Bad outcomes/Criticism of the decision

  • Many critics have opined that this decision will curb innovation because it reduces the incentives for pharmaceutical companies to do so.
  • Lack of profits for pharmaceutical companies might lead to reduced expenditure on R&D, which will result in lack of progress in developing treatments/medicines for various diseases.
  • India is now perceived as a nation with a weak IPR (Intellectual Property Rights) regime. This might discourage MNCs from entering Indian markets.

Criticism against India’s patent regime

USA has been leading the charge against India’s Patent regime.  The Global Intellectual Property Centre, which is an affiliate of the US Chamber of Commerce, ranked India the lowest out of 25 countries  in its International IP Index for having the weakest intellectual property environment. In May 2014, the US Trade Representative’s report, the Special 301, decided to conduct an out-of-turn review of India’s intellectual property regime. Also, there is a pending US International Trade Commission investigation to determine whether India applied its patent laws in a manner adversely affecting American pharmaceutical companies. Some of the specific areas in which India’s patent regime is criticized is given below.

Indian Patent Law allows for a mechanism termed pre-grant opposition, which allows a third party to challenge the validity of a patent applications before it is granted. Such a procedure is not recognized in most countries. However, it gives a much-required opportunity to NGOs and other such public-spirited to bodies to present their case, and hence, plays a uniquely important role in India. Pre-grant opposition has led to the rejection of patents of many American companies, and hence, USA has expressed disapproval of this mechanism. Globally too, USA has taken measures to limit the employment of this mechanism by countries by including provisions in its trade agreements preemptively prohibiting countries from introducing pre-grant opposition.

Another controversial decision has been the granting of India’s first compulsory license to Bayer’s patented drug Nexavar. Critics fear that this will open the floodgates, leading to a plethora of compulsory licenses being issued. However, compulsory licensing is allowed by TRIPS itself and the Patents Act too. And in all these years, India has invoked this provision only once. Further, the move has forced the pharmaceutical companies to evolve new pricing strategies. After the compulsory license was granted, there was a deluge of price cuts across drugs.
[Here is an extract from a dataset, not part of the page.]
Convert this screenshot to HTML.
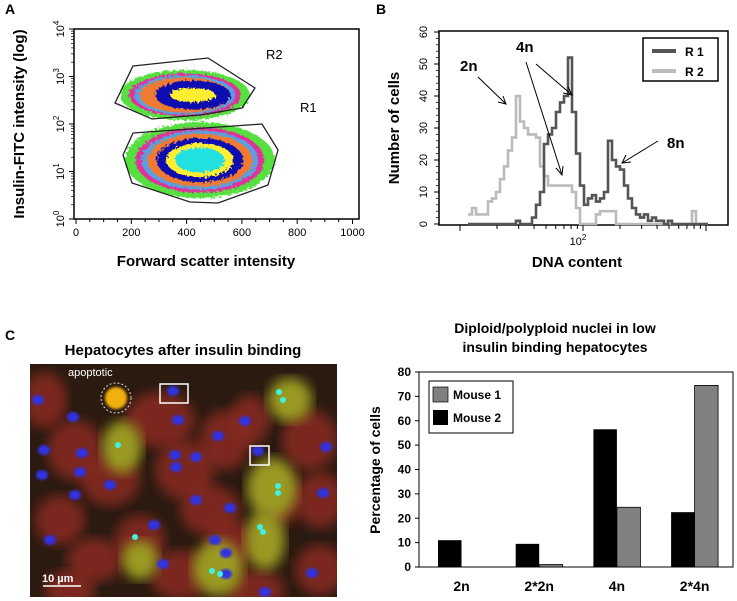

This brought some much needed relief to the people, and goes to prove effectiveness of the mechanism.

A major criticism of the patent regime in India is that it doesn’t adequately protect intellectual property. However, India is in full compliance with the clauses of TRIPS. Also, all the recent controversial decisions, be it regarding compulsory licensing or rejecting of patents has been done in accordance with the law, and the legality of these decisions has been established by the Courts of the country.